Saturday, June 30, 2012

Thoughts in Privacy

The Journal, 1837-1861
The Journal, 1837-1861 

Friends and companions, get you gone!
'T is my desire to be alone;
Ne'er well, but when my thoughts and I
Do domineer in privacy.
 ------   Robert Burton, Anatomy of Melancholy    

This is a book to read and reread, relishing the thoughts of Henry David Thoreau on life, nature and humanity. He was a complex but simple man, well-read but for all his reading his imagination was on fire with thoughts that were his own and seeds for the ages.
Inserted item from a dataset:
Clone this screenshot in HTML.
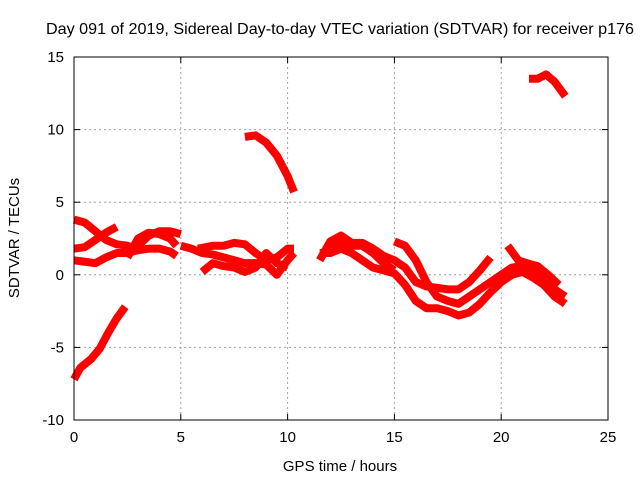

He was a journalist in the original sense of the word as one who creates a journal, and his was based on the facts of his life as he lived mainly in Concord and briefly at Walden Pond.
"How simple is the natural connection of events.  We complain greatly of the want of flow and sequence in books, but if the journalist only move himself from Boston to New York, and speak as before, there is link enough.  Is not my life riveted together?  Has it not sequence?  Do not my breathings follow each other naturally?"(Journal, March 20, 1842)
Just as time was "but the stream I go a-fishing in", and his head "is an organ for burrowing," his bean-field produced beans that "have results which are not harvested by me.". We are still reaping these results and, while there are few huts set out beside ponds, there are many people who think about the meaning of a life that is lived with the benefits of Thoreau's seeds of simplicity and thoughtfulness.

"This rain which is now watering my beans and keeping me in the house waters me too. I needed it as much. And what if most are not hoed! Those who send the rain, whom I chiefly respect, will pardon me." (Journal, July 6, 1845)

The Journal, 1837-1861 by Henry David Thoreau, ed. by Damion Searls. New York Review Books, 2009.